─── EXERCISE MATERIAL ───

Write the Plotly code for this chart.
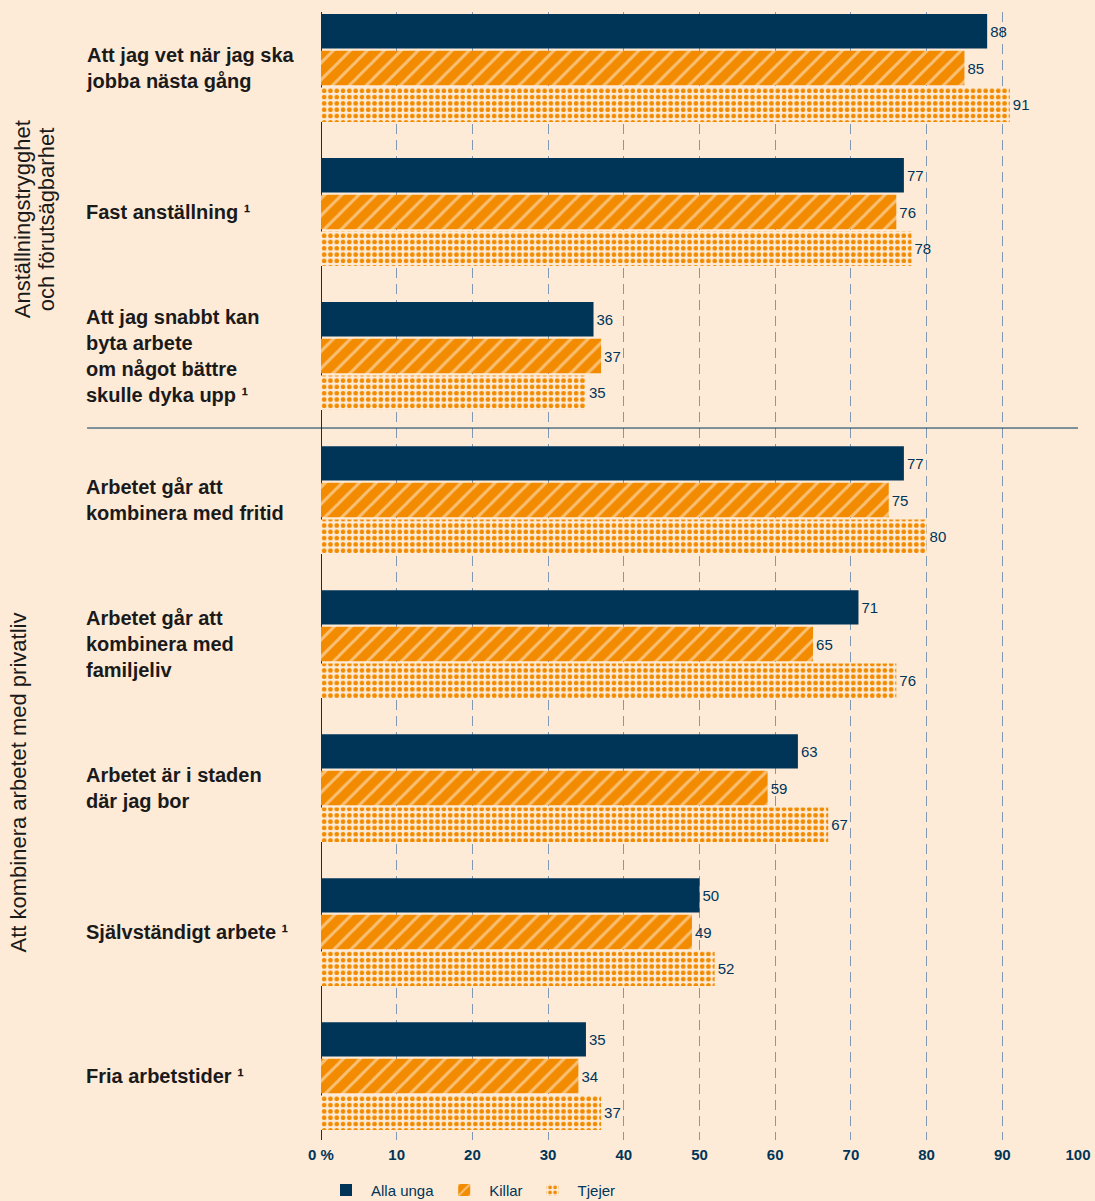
import plotly.graph_objects as go

categories = [
    "Att jag vet när jag ska<br>jobba nästa gång",
    "Fast anställning ¹",
    "Att jag snabbt kan<br>byta arbete<br>om något bättre<br>skulle dyka upp ¹",
    "Arbetet går att<br>kombinera med fritid",
    "Arbetet går att<br>kombinera med<br>familjeliv",
    "Arbetet är i staden<br>där jag bor",
    "Självständigt arbete ¹",
    "Fria arbetstider ¹",
]
alla_unga = [88, 77, 36, 77, 71, 63, 50, 35]
killar = [85, 76, 37, 75, 65, 59, 49, 34]
tjejer = [91, 78, 35, 80, 76, 67, 52, 37]

tick_vals = [0, 10, 20, 30, 40, 50, 60, 70, 80, 90, 100]
tick_text = ["0 %", "10", "20", "30", "40", "50", "60", "70", "80", "90", "100"]

BG = "#FDEBD8"
NAVY = "#003558"
ORANGE = "#F28B00"
FONT = "Liberation Sans, Arial, sans-serif"

fig = go.Figure()

fig.add_trace(go.Bar(
    y=categories, x=alla_unga, name="Alla unga", orientation="h",
    marker=dict(color=NAVY, line=dict(width=0)),
    text=alla_unga, textposition="outside",
    textfont=dict(color=NAVY, size=15, family=FONT),
))

fig.add_trace(go.Bar(
    y=categories, x=killar, name="Killar", orientation="h",
    marker=dict(color=ORANGE, line=dict(width=0),
                pattern=dict(shape="/", fgcolor="#FFF6EA", size=12, solidity=0.25)),
    text=killar, textposition="outside",
    textfont=dict(color=NAVY, size=15, family=FONT),
))

fig.add_trace(go.Bar(
    y=categories, x=tjejer, name="Tjejer", orientation="h",
    marker=dict(color=BG, line=dict(width=0),
                pattern=dict(shape=".", fgcolor=ORANGE, bgcolor=BG, fillmode="replace",
                             size=6.3, solidity=0.42)),
    text=tjejer, textposition="outside",
    textfont=dict(color=NAVY, size=15, family=FONT),
))

# category labels, left aligned
for cat in categories:
    fig.add_annotation(
        x=-0.313, xref="paper", y=cat, yref="y",
        text="<b>" + cat + "</b>", showarrow=False,
        xanchor="left", yanchor="middle", align="left",
        font=dict(size=20, color="#1a1a1a", family=FONT),
    )

# rotated group labels (one annotation per line)
fig.add_annotation(
    x=-0.3950, xref="paper", y=1.05, yref="y",
    text="Anställningstrygghet", showarrow=False, textangle=-90,
    xanchor="center", yanchor="middle",
    font=dict(size=22, color="#1a1a1a", family=FONT),
)
fig.add_annotation(
    x=-0.3633, xref="paper", y=1.05, yref="y",
    text="och förutsägbarhet", showarrow=False, textangle=-90,
    xanchor="center", yanchor="middle",
    font=dict(size=22, color="#1a1a1a", family=FONT),
)
fig.add_annotation(
    x=-0.4000, xref="paper", y=4.96, yref="y",
    text="Att kombinera arbetet med privatliv", showarrow=False, textangle=-90,
    xanchor="center", yanchor="middle",
    font=dict(size=22, color="#1a1a1a", family=FONT),
)

# separator between the two groups
fig.add_shape(type="line", xref="paper", x0=-0.309, x1=1, yref="y", y0=2.5, y1=2.5,
              line=dict(color=NAVY, width=1))

fig.update_layout(
    barmode="group",
    bargap=0.236,
    bargroupgap=0.06,
    width=1095, height=1201,
    paper_bgcolor=BG, plot_bgcolor=BG,
    margin=dict(l=321, r=17, t=12, b=61, autoexpand=False),
    font=dict(family=FONT, color=NAVY),
    showlegend=True,
    legend=dict(orientation="h", x=0, xanchor="left", yref="container", y=0.009, yanchor="middle",
                font=dict(size=15, color=NAVY, family=FONT),
                bgcolor="rgba(0,0,0,0)", itemwidth=40, traceorder="normal"),
)

fig.update_xaxes(
    range=[0, 100], tickvals=tick_vals, ticktext=tick_text,
    showgrid=True, gridcolor="#8098B2", griddash="10px,6px", gridwidth=1,
    zeroline=True, zerolinecolor=NAVY, zerolinewidth=1,
    tickfont=dict(size=15, color=NAVY, family=FONT, weight="bold"),
    showline=False, ticks="", ticklen=0, ticklabelstandoff=4, automargin=False,
)
fig.update_yaxes(
    range=[7.444, -0.389], showticklabels=False, showgrid=False,
    zeroline=False, showline=False, ticks="", automargin=False,
)
fig.update_traces(cliponaxis=False)

fig.write_html("out.html", config={"displayModeBar": False},
               post_script="document.body.style.margin='0';document.body.style.background='%s';" % BG)
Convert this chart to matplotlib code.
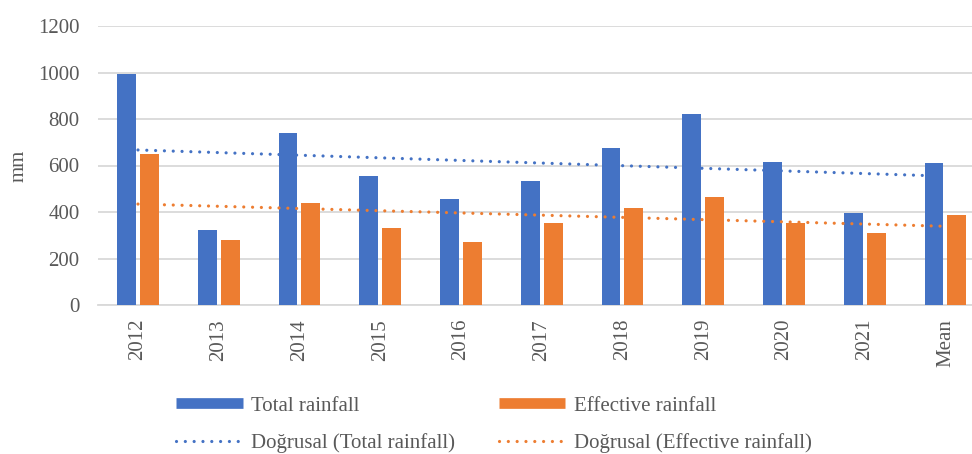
import numpy as np
import matplotlib
matplotlib.use("Agg")
import matplotlib.pyplot as plt
from matplotlib.lines import Line2D

categories = ["2012", "2013", "2014", "2015", "2016", "2017", "2018", "2019", "2020", "2021", "Mean"]
total_rainfall = [995, 321, 740, 553, 454, 535, 674, 821, 615, 397, 610]
effective_rainfall = [650, 279, 440, 331, 271, 351, 417, 464, 351, 310, 386]
yticks = [0, 200, 400, 600, 800, 1000, 1200]

BLUE = "#4472C4"
ORANGE = "#ED7D31"
TEXT = "#595959"
GRID = "#D9D9D9"

plt.rcParams["font.family"] = ["Liberation Serif", "DejaVu Serif"]

W, H = 972, 454
fig = plt.figure(figsize=(W / 100, H / 100), dpi=100)

cat_w = 80.75
left_px, top_px, bottom_px = 97.6, 26, 305
ax = fig.add_axes([left_px / W, 1 - bottom_px / H,
                   len(categories) * cat_w / W, (bottom_px - top_px) / H])

x = np.arange(len(categories))
bw = 0.235
off = 0.142
ax.bar(x - off, total_rainfall, bw, color=BLUE, zorder=3)
ax.bar(x + off, effective_rainfall, bw, color=ORANGE, zorder=3)

# Linear trend lines over all categories
dot = dict(linestyle=(0, (0.01, 2.75)), linewidth=2.3, dash_capstyle="round", zorder=4)
for vals, col in [(total_rainfall, BLUE), (effective_rainfall, ORANGE)]:
    k, b = np.polyfit(x + 1, vals, 1)
    ax.plot(x, k * (x + 1) + b, color=col, **dot)

ax.set_xlim(-0.5, len(categories) - 0.5)
ax.set_ylim(0, 1200)
ax.set_yticks(yticks)
ax.set_yticklabels([str(v) for v in yticks])
ax.set_xticks(x)
ax.set_xticklabels(categories, rotation=90)
ax.tick_params(axis="both", length=0, labelsize=15, labelcolor=TEXT)
ax.tick_params(axis="y", pad=13)
ax.tick_params(axis="x", pad=10)
ax.yaxis.grid(True, color=GRID, linewidth=1.3, zorder=0)
ax.set_axisbelow(True)
for s in ["top", "right", "left"]:
    ax.spines[s].set_visible(False)
ax.spines["bottom"].set_color(GRID)
ax.spines["bottom"].set_linewidth(1.3)
ax.set_ylabel("mm", fontsize=15, color=TEXT, labelpad=7)

handles = [
    Line2D([], [], color=BLUE, linewidth=7.7, solid_capstyle="butt"),
    Line2D([], [], color=BLUE, **dot),
    Line2D([], [], color=ORANGE, linewidth=7.7, solid_capstyle="butt"),
    Line2D([], [], color=ORANGE, **dot),
]
labels = ["Total rainfall", "Doğrusal (Total rainfall)",
          "Effective rainfall", "Doğrusal (Effective rainfall)"]
leg = fig.legend(handles, labels, ncol=2, loc="upper left",
                 bbox_to_anchor=(176 / W, 1 - 396 / H), frameon=False,
                 fontsize=15, labelcolor=TEXT, handlelength=3.2,
                 handletextpad=0.4, columnspacing=2.1, labelspacing=0.85,
                 borderaxespad=0, borderpad=0)

fig.savefig("out.png", dpi=100)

───

### WHAT THIS TASK INVOLVES
All of the data needs repeating exactly, but the pictures do not.

### RESPONSE
Write the Plotly code for this chart.
import plotly.graph_objects as go

categories = [
    "Att jag vet när jag ska<br>jobba nästa gång",
    "Fast anställning ¹",
    "Att jag snabbt kan<br>byta arbete<br>om något bättre<br>skulle dyka upp ¹",
    "Arbetet går att<br>kombinera med fritid",
    "Arbetet går att<br>kombinera med<br>familjeliv",
    "Arbetet är i staden<br>där jag bor",
    "Självständigt arbete ¹",
    "Fria arbetstider ¹",
]
alla_unga = [88, 77, 36, 77, 71, 63, 50, 35]
killar = [85, 76, 37, 75, 65, 59, 49, 34]
tjejer = [91, 78, 35, 80, 76, 67, 52, 37]

tick_vals = [0, 10, 20, 30, 40, 50, 60, 70, 80, 90, 100]
tick_text = ["0 %", "10", "20", "30", "40", "50", "60", "70", "80", "90", "100"]

BG = "#FDEBD8"
NAVY = "#003558"
ORANGE = "#F28B00"
FONT = "Liberation Sans, Arial, sans-serif"

fig = go.Figure()

fig.add_trace(go.Bar(
    y=categories, x=alla_unga, name="Alla unga", orientation="h",
    marker=dict(color=NAVY, line=dict(width=0)),
    text=alla_unga, textposition="outside",
    textfont=dict(color=NAVY, size=15, family=FONT),
))

fig.add_trace(go.Bar(
    y=categories, x=killar, name="Killar", orientation="h",
    marker=dict(color=ORANGE, line=dict(width=0),
                pattern=dict(shape="/", fgcolor="#FFF6EA", size=12, solidity=0.25)),
    text=killar, textposition="outside",
    textfont=dict(color=NAVY, size=15, family=FONT),
))

fig.add_trace(go.Bar(
    y=categories, x=tjejer, name="Tjejer", orientation="h",
    marker=dict(color=BG, line=dict(width=0),
                pattern=dict(shape=".", fgcolor=ORANGE, bgcolor=BG, fillmode="replace",
                             size=6.3, solidity=0.42)),
    text=tjejer, textposition="outside",
    textfont=dict(color=NAVY, size=15, family=FONT),
))

# category labels, left aligned
for cat in categories:
    fig.add_annotation(
        x=-0.313, xref="paper", y=cat, yref="y",
        text="<b>" + cat + "</b>", showarrow=False,
        xanchor="left", yanchor="middle", align="left",
        font=dict(size=20, color="#1a1a1a", family=FONT),
    )

# rotated group labels (one annotation per line)
fig.add_annotation(
    x=-0.3950, xref="paper", y=1.05, yref="y",
    text="Anställningstrygghet", showarrow=False, textangle=-90,
    xanchor="center", yanchor="middle",
    font=dict(size=22, color="#1a1a1a", family=FONT),
)
fig.add_annotation(
    x=-0.3633, xref="paper", y=1.05, yref="y",
    text="och förutsägbarhet", showarrow=False, textangle=-90,
    xanchor="center", yanchor="middle",
    font=dict(size=22, color="#1a1a1a", family=FONT),
)
fig.add_annotation(
    x=-0.4000, xref="paper", y=4.96, yref="y",
    text="Att kombinera arbetet med privatliv", showarrow=False, textangle=-90,
    xanchor="center", yanchor="middle",
    font=dict(size=22, color="#1a1a1a", family=FONT),
)

# separator between the two groups
fig.add_shape(type="line", xref="paper", x0=-0.309, x1=1, yref="y", y0=2.5, y1=2.5,
              line=dict(color=NAVY, width=1))

fig.update_layout(
    barmode="group",
    bargap=0.236,
    bargroupgap=0.06,
    width=1095, height=1201,
    paper_bgcolor=BG, plot_bgcolor=BG,
    margin=dict(l=321, r=17, t=12, b=61, autoexpand=False),
    font=dict(family=FONT, color=NAVY),
    showlegend=True,
    legend=dict(orientation="h", x=0, xanchor="left", yref="container", y=0.009, yanchor="middle",
                font=dict(size=15, color=NAVY, family=FONT),
                bgcolor="rgba(0,0,0,0)", itemwidth=40, traceorder="normal"),
)

fig.update_xaxes(
    range=[0, 100], tickvals=tick_vals, ticktext=tick_text,
    showgrid=True, gridcolor="#8098B2", griddash="10px,6px", gridwidth=1,
    zeroline=True, zerolinecolor=NAVY, zerolinewidth=1,
    tickfont=dict(size=15, color=NAVY, family=FONT, weight="bold"),
    showline=False, ticks="", ticklen=0, ticklabelstandoff=4, automargin=False,
)
fig.update_yaxes(
    range=[7.444, -0.389], showticklabels=False, showgrid=False,
    zeroline=False, showline=False, ticks="", automargin=False,
)
fig.update_traces(cliponaxis=False)

fig.write_html("out.html", config={"displayModeBar": False},
               post_script="document.body.style.margin='0';document.body.style.background='%s';" % BG)
Convert this chart to matplotlib code.
import numpy as np
import matplotlib
matplotlib.use("Agg")
import matplotlib.pyplot as plt
from matplotlib.lines import Line2D

categories = ["2012", "2013", "2014", "2015", "2016", "2017", "2018", "2019", "2020", "2021", "Mean"]
total_rainfall = [995, 321, 740, 553, 454, 535, 674, 821, 615, 397, 610]
effective_rainfall = [650, 279, 440, 331, 271, 351, 417, 464, 351, 310, 386]
yticks = [0, 200, 400, 600, 800, 1000, 1200]

BLUE = "#4472C4"
ORANGE = "#ED7D31"
TEXT = "#595959"
GRID = "#D9D9D9"

plt.rcParams["font.family"] = ["Liberation Serif", "DejaVu Serif"]

W, H = 972, 454
fig = plt.figure(figsize=(W / 100, H / 100), dpi=100)

cat_w = 80.75
left_px, top_px, bottom_px = 97.6, 26, 305
ax = fig.add_axes([left_px / W, 1 - bottom_px / H,
                   len(categories) * cat_w / W, (bottom_px - top_px) / H])

x = np.arange(len(categories))
bw = 0.235
off = 0.142
ax.bar(x - off, total_rainfall, bw, color=BLUE, zorder=3)
ax.bar(x + off, effective_rainfall, bw, color=ORANGE, zorder=3)

# Linear trend lines over all categories
dot = dict(linestyle=(0, (0.01, 2.75)), linewidth=2.3, dash_capstyle="round", zorder=4)
for vals, col in [(total_rainfall, BLUE), (effective_rainfall, ORANGE)]:
    k, b = np.polyfit(x + 1, vals, 1)
    ax.plot(x, k * (x + 1) + b, color=col, **dot)

ax.set_xlim(-0.5, len(categories) - 0.5)
ax.set_ylim(0, 1200)
ax.set_yticks(yticks)
ax.set_yticklabels([str(v) for v in yticks])
ax.set_xticks(x)
ax.set_xticklabels(categories, rotation=90)
ax.tick_params(axis="both", length=0, labelsize=15, labelcolor=TEXT)
ax.tick_params(axis="y", pad=13)
ax.tick_params(axis="x", pad=10)
ax.yaxis.grid(True, color=GRID, linewidth=1.3, zorder=0)
ax.set_axisbelow(True)
for s in ["top", "right", "left"]:
    ax.spines[s].set_visible(False)
ax.spines["bottom"].set_color(GRID)
ax.spines["bottom"].set_linewidth(1.3)
ax.set_ylabel("mm", fontsize=15, color=TEXT, labelpad=7)

handles = [
    Line2D([], [], color=BLUE, linewidth=7.7, solid_capstyle="butt"),
    Line2D([], [], color=BLUE, **dot),
    Line2D([], [], color=ORANGE, linewidth=7.7, solid_capstyle="butt"),
    Line2D([], [], color=ORANGE, **dot),
]
labels = ["Total rainfall", "Doğrusal (Total rainfall)",
          "Effective rainfall", "Doğrusal (Effective rainfall)"]
leg = fig.legend(handles, labels, ncol=2, loc="upper left",
                 bbox_to_anchor=(176 / W, 1 - 396 / H), frameon=False,
                 fontsize=15, labelcolor=TEXT, handlelength=3.2,
                 handletextpad=0.4, columnspacing=2.1, labelspacing=0.85,
                 borderaxespad=0, borderpad=0)

fig.savefig("out.png", dpi=100)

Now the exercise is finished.